Tuesday, October 2, 2018

Centered on Jesus VI: The Impossibility of Religious Pluralism

In the 20th century, there was a great religious leader who also became a great political leader. After some time in exile, he returned to lead his people as they threw off their oppressors and the foreign forces that threatened their cultural integrity. When he died, the whole nation was frantic with grief. The leader's name? It could be Mahatma Gandhi, the spiritual and political founder of modern India. But, Ayatollah Khomeini, the spiritual and political father of the current Iranian theocracy, also fits the profile. He remains in very high esteem, not only in Iran, but throughout the Muslim world.

Can we say that both these men had equally valid and appealing grasps on the nature of the divine and what it means to be human? Or that either's guess was as good as the other's when it came to pointing to the ineffable, the sacred or the holy? Or their vision of morality and the good life? Will we not inevitably credit one more than the other? On what basis? Their respective effects on American foreign policy? The degree to which their words and actions comport with certain intellectual currents in the West? Our individual tastes?

The Mahatma or the Ayatollah.
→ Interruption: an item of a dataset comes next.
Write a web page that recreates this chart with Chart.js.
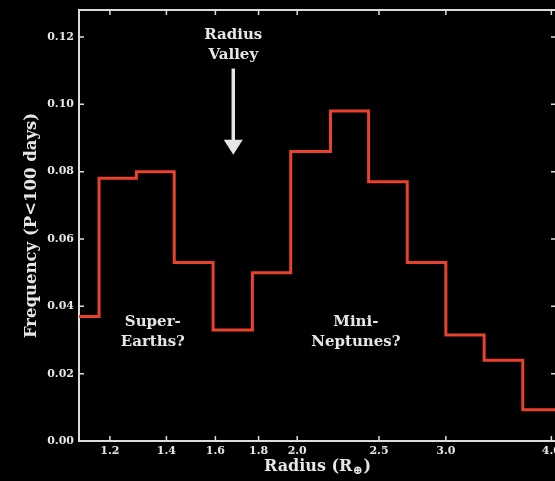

If we prefer one over the other, it will be based on something. Nobody actually in practice accords all religions and all religious teaching equal respect. Everyone uses some standard by which to measure their merits – our personal/political/class/cultural/national prejudices and convictions etc. There is a presumed superiority in whatever standard is used and however conscious or unconscious its application. Consciously or unconsciously, something will be the measure. Christians will prefer the one whose teaching and public behavior most reflected the life and teaching of Jesus Christ.

The earliest Christian creed was "Jesus is Lord," i.e., Jesus is the measure of all things. It had to be declared. It had to be lived. It had to be, if it came to it, died for. Because it was true. If Jesus was just one among many spirit persons, even though a personal favorite, he could not – cannot – be Lord. And there would be little point in paying his life and death any more attention than that of Spartacus, Socrates or Julius Caesar. Nor would there be any conflict between worshiping Jesus and worshiping Caesar (or any nation or flag). To claim Jesus as Lord means that everything else – personal preferences, familial traditions, political ideologies, national loyalties, other religious teachings – everything is measured in light of what we know of God and life in light of the life, teaching, death, and resurrection of Jesus Christ.

It is no more presumptuous for Christians to say that we measure Gandhi and Khomeini and every other teacher or idea against the example of Jesus Christ because he is the definitive revelation of the divine-human drama than it is to use something else as the measure.

This does not mean that there is no truth or wisdom to be learned elsewhere. One can hold emphatically that Jesus is uniquely Lord and still believe that the Holy Spirit sings in and through the hearts and scriptures of those who do not know him as Lord. Listening carefully and respectfully to their wisdom can be edifying. Nor, for the purposes of this essay, does it mean that affirming Jesus as Lord necessarily means that those who do not are automatically destined for perdition. Nor does it mean that one cannot affirm Jesus as Lord and also embrace and defend the benefits of living respectfully in a pluralistic society. But, we lose something essential when we abandon the scandal of particularity that is the declaration that Jesus is Lord. With reverence. With gentleness. With humility. With forbearance. But, hold to it we must.

I am concerned that in our reaction to simplistic, heavy-handed fundamentalism, we not slip into a simplistic pluralism that has more to do with the intellectual agnosticism of modernity than with Christian witness to the mystery of God. As Stephen Prothero has pointed out, such pluralism is not only disingenuous and misleading. It is disrespectful of the otherness of the other. It is also dangerous.